Néanmoins, en milieu rural, ce phénomène s'atténue du fait de la quasi-absence de travail salarié. Tout le monde est agriculteur et personne ne chôme vraiment, pendant la saison creuse on peut toujours compter sur un membre de la famille qui est en ville, ou un parent immigré qui peut t'aider à s'en sortir, cette aide est considérée comme un droit, une obligation. « Tu dois m'aider car tu es mon oncle, mon cousin, mon frère, ma tante, l'ami de mon père ou mon ami de longues dates.» Pour cela tu ne dois pas me refuser cette aide et ce soutien.
Cette solidarité familiale loin de s'exercer uniquement dans les situations favorables se manifeste également en cas de problème. Jamais un sénégalais ne sera démuni face à une perte d'emploi ou au décès d'un proche. Il y aura toujours un lit, toujours une assiette pour un frère, un neveu, un grand-père ou une arrière-petit-cousin dans l'embarras. C'est même un devoir d'aider cette personne, au risque, si on ne le fait pas, de passer dans le village pour une famille indigne. La majorité des sénégalais étant dans «l'embarras» on comprend mieux pourquoi une personne qui travaille peut en avoir vingt autres à sa charge. Ce qui, économiquement, tire tout le monde vers le bas, y compris la personne salariée.

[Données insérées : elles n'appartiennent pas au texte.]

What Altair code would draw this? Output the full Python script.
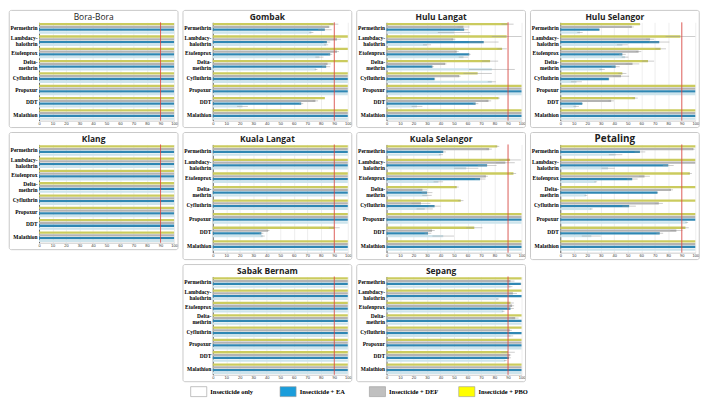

Ce besoin de «bien paraître» aide également à comprendre pourquoi lorsqu'un membre de la famille fait un acte répréhensible par la loi ou condamnable par les traditions, c'est sur tous les parents que rejaillissent la honte et l'opprobre, sur plusieurs générations. L'héritage des vieilles traditions familiales se voit dans la vie de tous les jours. Dans la plupart des familles sénégalaises si la famille reste une base sans laquelle on ne peut rien résoudre, c'est aussi à cause de ses pesanteurs que le Sénégal éprouve certaines difficultés qui freinent ces possibilités de développement et de croissance.